> **DATA SHOWN**
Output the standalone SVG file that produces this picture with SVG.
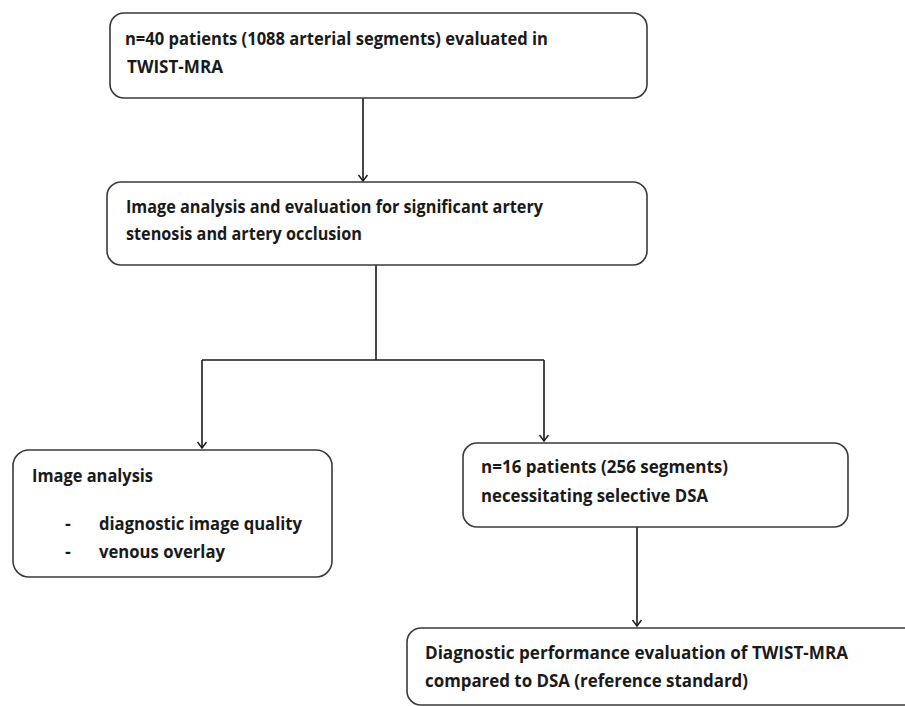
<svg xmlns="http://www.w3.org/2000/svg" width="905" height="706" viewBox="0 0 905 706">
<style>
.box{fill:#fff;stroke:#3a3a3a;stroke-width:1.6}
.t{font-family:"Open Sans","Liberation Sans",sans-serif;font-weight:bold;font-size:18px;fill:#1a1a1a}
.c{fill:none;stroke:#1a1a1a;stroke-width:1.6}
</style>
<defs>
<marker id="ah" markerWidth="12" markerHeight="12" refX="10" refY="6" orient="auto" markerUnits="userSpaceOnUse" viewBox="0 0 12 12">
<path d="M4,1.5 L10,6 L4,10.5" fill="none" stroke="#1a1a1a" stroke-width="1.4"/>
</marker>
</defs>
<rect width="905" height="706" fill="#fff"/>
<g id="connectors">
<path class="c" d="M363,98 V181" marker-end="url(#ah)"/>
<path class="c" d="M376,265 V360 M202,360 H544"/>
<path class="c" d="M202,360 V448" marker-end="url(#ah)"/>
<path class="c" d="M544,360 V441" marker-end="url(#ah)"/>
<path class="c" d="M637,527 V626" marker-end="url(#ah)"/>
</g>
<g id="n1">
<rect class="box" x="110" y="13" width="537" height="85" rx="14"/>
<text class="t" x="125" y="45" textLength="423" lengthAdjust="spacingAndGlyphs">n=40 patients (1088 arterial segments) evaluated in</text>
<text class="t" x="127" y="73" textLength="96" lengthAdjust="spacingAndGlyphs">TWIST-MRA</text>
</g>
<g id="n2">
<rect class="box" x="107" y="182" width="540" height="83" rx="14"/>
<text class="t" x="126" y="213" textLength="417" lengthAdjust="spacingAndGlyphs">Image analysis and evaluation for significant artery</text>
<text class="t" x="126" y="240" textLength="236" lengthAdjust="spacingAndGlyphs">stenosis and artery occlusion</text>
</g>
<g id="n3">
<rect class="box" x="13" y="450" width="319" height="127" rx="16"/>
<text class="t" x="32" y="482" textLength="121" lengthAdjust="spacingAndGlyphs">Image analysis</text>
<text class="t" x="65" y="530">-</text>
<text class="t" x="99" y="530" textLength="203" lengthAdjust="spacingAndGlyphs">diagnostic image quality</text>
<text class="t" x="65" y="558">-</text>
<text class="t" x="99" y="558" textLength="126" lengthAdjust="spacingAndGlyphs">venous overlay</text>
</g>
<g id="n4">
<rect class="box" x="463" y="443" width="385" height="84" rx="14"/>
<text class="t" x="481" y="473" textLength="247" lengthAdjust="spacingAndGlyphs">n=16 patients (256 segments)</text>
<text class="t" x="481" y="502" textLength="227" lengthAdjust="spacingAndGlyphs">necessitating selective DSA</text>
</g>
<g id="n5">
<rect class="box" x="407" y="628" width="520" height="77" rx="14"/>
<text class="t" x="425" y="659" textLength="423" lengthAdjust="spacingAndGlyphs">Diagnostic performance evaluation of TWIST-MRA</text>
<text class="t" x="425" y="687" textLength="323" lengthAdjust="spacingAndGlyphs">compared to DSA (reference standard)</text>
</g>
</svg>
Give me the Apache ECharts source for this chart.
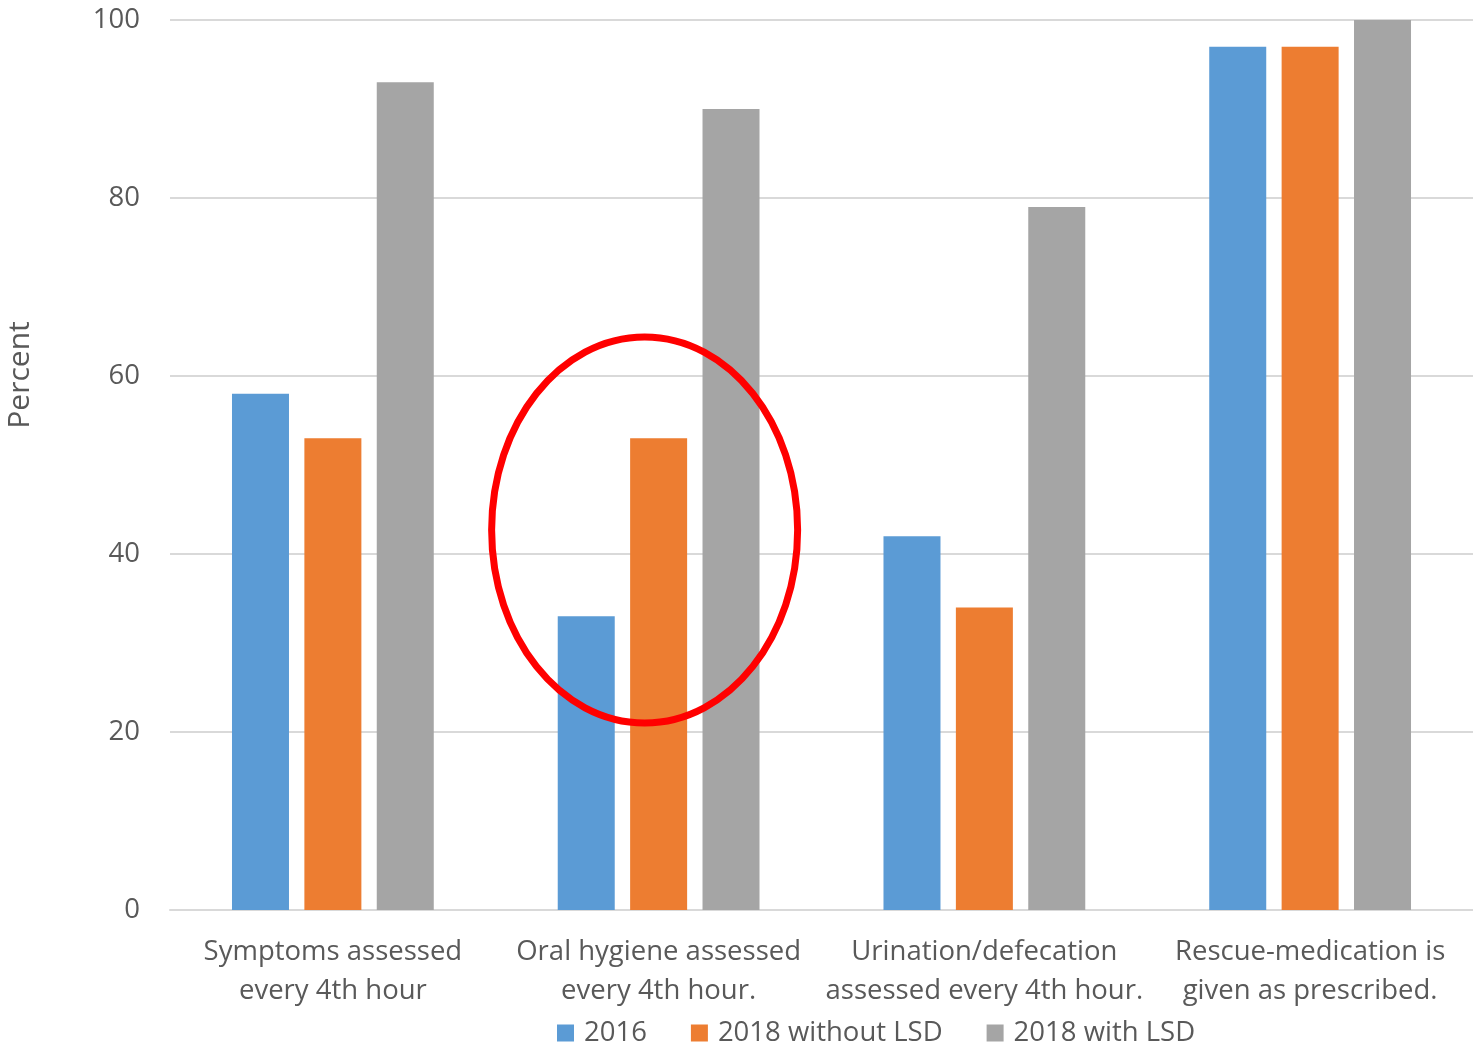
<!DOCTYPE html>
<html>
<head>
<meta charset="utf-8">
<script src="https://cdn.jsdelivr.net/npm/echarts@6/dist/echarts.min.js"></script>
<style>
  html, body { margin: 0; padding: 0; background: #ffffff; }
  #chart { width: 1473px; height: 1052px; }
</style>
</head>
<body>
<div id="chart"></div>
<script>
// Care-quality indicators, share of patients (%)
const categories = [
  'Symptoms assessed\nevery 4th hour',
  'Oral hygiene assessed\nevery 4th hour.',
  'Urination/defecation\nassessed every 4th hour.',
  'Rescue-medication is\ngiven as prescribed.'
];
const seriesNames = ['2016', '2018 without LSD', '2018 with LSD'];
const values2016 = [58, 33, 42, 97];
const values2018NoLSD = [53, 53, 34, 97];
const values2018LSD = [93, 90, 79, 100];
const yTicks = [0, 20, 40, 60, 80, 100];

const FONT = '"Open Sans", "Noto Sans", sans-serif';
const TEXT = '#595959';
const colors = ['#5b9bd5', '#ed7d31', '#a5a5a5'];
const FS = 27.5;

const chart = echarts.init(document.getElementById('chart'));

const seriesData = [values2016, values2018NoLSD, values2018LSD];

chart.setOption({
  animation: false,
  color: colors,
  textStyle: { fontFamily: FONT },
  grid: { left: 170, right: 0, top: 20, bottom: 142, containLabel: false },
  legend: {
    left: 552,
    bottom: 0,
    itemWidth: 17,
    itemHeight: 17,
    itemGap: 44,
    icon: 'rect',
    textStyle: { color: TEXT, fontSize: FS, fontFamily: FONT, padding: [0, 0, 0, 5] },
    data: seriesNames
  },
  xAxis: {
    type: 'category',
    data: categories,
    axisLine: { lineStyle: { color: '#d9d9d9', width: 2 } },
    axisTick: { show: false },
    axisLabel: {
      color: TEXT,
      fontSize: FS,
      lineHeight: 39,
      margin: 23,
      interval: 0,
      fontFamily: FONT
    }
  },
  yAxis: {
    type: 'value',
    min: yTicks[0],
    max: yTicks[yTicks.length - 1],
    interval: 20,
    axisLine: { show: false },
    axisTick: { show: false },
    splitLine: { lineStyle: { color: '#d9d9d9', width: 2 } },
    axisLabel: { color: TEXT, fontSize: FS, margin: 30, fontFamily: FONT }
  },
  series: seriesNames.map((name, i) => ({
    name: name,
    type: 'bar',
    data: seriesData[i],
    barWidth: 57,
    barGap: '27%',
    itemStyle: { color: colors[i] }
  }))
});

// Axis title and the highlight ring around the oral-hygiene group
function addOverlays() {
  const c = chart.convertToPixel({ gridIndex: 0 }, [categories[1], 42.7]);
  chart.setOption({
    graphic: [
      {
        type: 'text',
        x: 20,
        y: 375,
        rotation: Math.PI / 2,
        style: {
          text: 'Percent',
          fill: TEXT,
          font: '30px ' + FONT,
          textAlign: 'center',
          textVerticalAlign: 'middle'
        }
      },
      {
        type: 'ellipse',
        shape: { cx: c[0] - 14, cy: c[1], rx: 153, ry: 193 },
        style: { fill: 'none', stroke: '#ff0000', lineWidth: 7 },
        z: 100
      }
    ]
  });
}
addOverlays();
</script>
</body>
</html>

> **PROMPT**
Output each line exactly; omit every picture.

> **SOLUTION**
Output the standalone SVG file that produces this picture with SVG.
<svg xmlns="http://www.w3.org/2000/svg" width="905" height="706" viewBox="0 0 905 706">
<style>
.box{fill:#fff;stroke:#3a3a3a;stroke-width:1.6}
.t{font-family:"Open Sans","Liberation Sans",sans-serif;font-weight:bold;font-size:18px;fill:#1a1a1a}
.c{fill:none;stroke:#1a1a1a;stroke-width:1.6}
</style>
<defs>
<marker id="ah" markerWidth="12" markerHeight="12" refX="10" refY="6" orient="auto" markerUnits="userSpaceOnUse" viewBox="0 0 12 12">
<path d="M4,1.5 L10,6 L4,10.5" fill="none" stroke="#1a1a1a" stroke-width="1.4"/>
</marker>
</defs>
<rect width="905" height="706" fill="#fff"/>
<g id="connectors">
<path class="c" d="M363,98 V181" marker-end="url(#ah)"/>
<path class="c" d="M376,265 V360 M202,360 H544"/>
<path class="c" d="M202,360 V448" marker-end="url(#ah)"/>
<path class="c" d="M544,360 V441" marker-end="url(#ah)"/>
<path class="c" d="M637,527 V626" marker-end="url(#ah)"/>
</g>
<g id="n1">
<rect class="box" x="110" y="13" width="537" height="85" rx="14"/>
<text class="t" x="125" y="45" textLength="423" lengthAdjust="spacingAndGlyphs">n=40 patients (1088 arterial segments) evaluated in</text>
<text class="t" x="127" y="73" textLength="96" lengthAdjust="spacingAndGlyphs">TWIST-MRA</text>
</g>
<g id="n2">
<rect class="box" x="107" y="182" width="540" height="83" rx="14"/>
<text class="t" x="126" y="213" textLength="417" lengthAdjust="spacingAndGlyphs">Image analysis and evaluation for significant artery</text>
<text class="t" x="126" y="240" textLength="236" lengthAdjust="spacingAndGlyphs">stenosis and artery occlusion</text>
</g>
<g id="n3">
<rect class="box" x="13" y="450" width="319" height="127" rx="16"/>
<text class="t" x="32" y="482" textLength="121" lengthAdjust="spacingAndGlyphs">Image analysis</text>
<text class="t" x="65" y="530">-</text>
<text class="t" x="99" y="530" textLength="203" lengthAdjust="spacingAndGlyphs">diagnostic image quality</text>
<text class="t" x="65" y="558">-</text>
<text class="t" x="99" y="558" textLength="126" lengthAdjust="spacingAndGlyphs">venous overlay</text>
</g>
<g id="n4">
<rect class="box" x="463" y="443" width="385" height="84" rx="14"/>
<text class="t" x="481" y="473" textLength="247" lengthAdjust="spacingAndGlyphs">n=16 patients (256 segments)</text>
<text class="t" x="481" y="502" textLength="227" lengthAdjust="spacingAndGlyphs">necessitating selective DSA</text>
</g>
<g id="n5">
<rect class="box" x="407" y="628" width="520" height="77" rx="14"/>
<text class="t" x="425" y="659" textLength="423" lengthAdjust="spacingAndGlyphs">Diagnostic performance evaluation of TWIST-MRA</text>
<text class="t" x="425" y="687" textLength="323" lengthAdjust="spacingAndGlyphs">compared to DSA (reference standard)</text>
</g>
</svg>
Give me the Apache ECharts source for this chart.
<!DOCTYPE html>
<html>
<head>
<meta charset="utf-8">
<script src="https://cdn.jsdelivr.net/npm/echarts@6/dist/echarts.min.js"></script>
<style>
  html, body { margin: 0; padding: 0; background: #ffffff; }
  #chart { width: 1473px; height: 1052px; }
</style>
</head>
<body>
<div id="chart"></div>
<script>
// Care-quality indicators, share of patients (%)
const categories = [
  'Symptoms assessed\nevery 4th hour',
  'Oral hygiene assessed\nevery 4th hour.',
  'Urination/defecation\nassessed every 4th hour.',
  'Rescue-medication is\ngiven as prescribed.'
];
const seriesNames = ['2016', '2018 without LSD', '2018 with LSD'];
const values2016 = [58, 33, 42, 97];
const values2018NoLSD = [53, 53, 34, 97];
const values2018LSD = [93, 90, 79, 100];
const yTicks = [0, 20, 40, 60, 80, 100];

const FONT = '"Open Sans", "Noto Sans", sans-serif';
const TEXT = '#595959';
const colors = ['#5b9bd5', '#ed7d31', '#a5a5a5'];
const FS = 27.5;

const chart = echarts.init(document.getElementById('chart'));

const seriesData = [values2016, values2018NoLSD, values2018LSD];

chart.setOption({
  animation: false,
  color: colors,
  textStyle: { fontFamily: FONT },
  grid: { left: 170, right: 0, top: 20, bottom: 142, containLabel: false },
  legend: {
    left: 552,
    bottom: 0,
    itemWidth: 17,
    itemHeight: 17,
    itemGap: 44,
    icon: 'rect',
    textStyle: { color: TEXT, fontSize: FS, fontFamily: FONT, padding: [0, 0, 0, 5] },
    data: seriesNames
  },
  xAxis: {
    type: 'category',
    data: categories,
    axisLine: { lineStyle: { color: '#d9d9d9', width: 2 } },
    axisTick: { show: false },
    axisLabel: {
      color: TEXT,
      fontSize: FS,
      lineHeight: 39,
      margin: 23,
      interval: 0,
      fontFamily: FONT
    }
  },
  yAxis: {
    type: 'value',
    min: yTicks[0],
    max: yTicks[yTicks.length - 1],
    interval: 20,
    axisLine: { show: false },
    axisTick: { show: false },
    splitLine: { lineStyle: { color: '#d9d9d9', width: 2 } },
    axisLabel: { color: TEXT, fontSize: FS, margin: 30, fontFamily: FONT }
  },
  series: seriesNames.map((name, i) => ({
    name: name,
    type: 'bar',
    data: seriesData[i],
    barWidth: 57,
    barGap: '27%',
    itemStyle: { color: colors[i] }
  }))
});

// Axis title and the highlight ring around the oral-hygiene group
function addOverlays() {
  const c = chart.convertToPixel({ gridIndex: 0 }, [categories[1], 42.7]);
  chart.setOption({
    graphic: [
      {
        type: 'text',
        x: 20,
        y: 375,
        rotation: Math.PI / 2,
        style: {
          text: 'Percent',
          fill: TEXT,
          font: '30px ' + FONT,
          textAlign: 'center',
          textVerticalAlign: 'middle'
        }
      },
      {
        type: 'ellipse',
        shape: { cx: c[0] - 14, cy: c[1], rx: 153, ry: 193 },
        style: { fill: 'none', stroke: '#ff0000', lineWidth: 7 },
        z: 100
      }
    ]
  });
}
addOverlays();
</script>
</body>
</html>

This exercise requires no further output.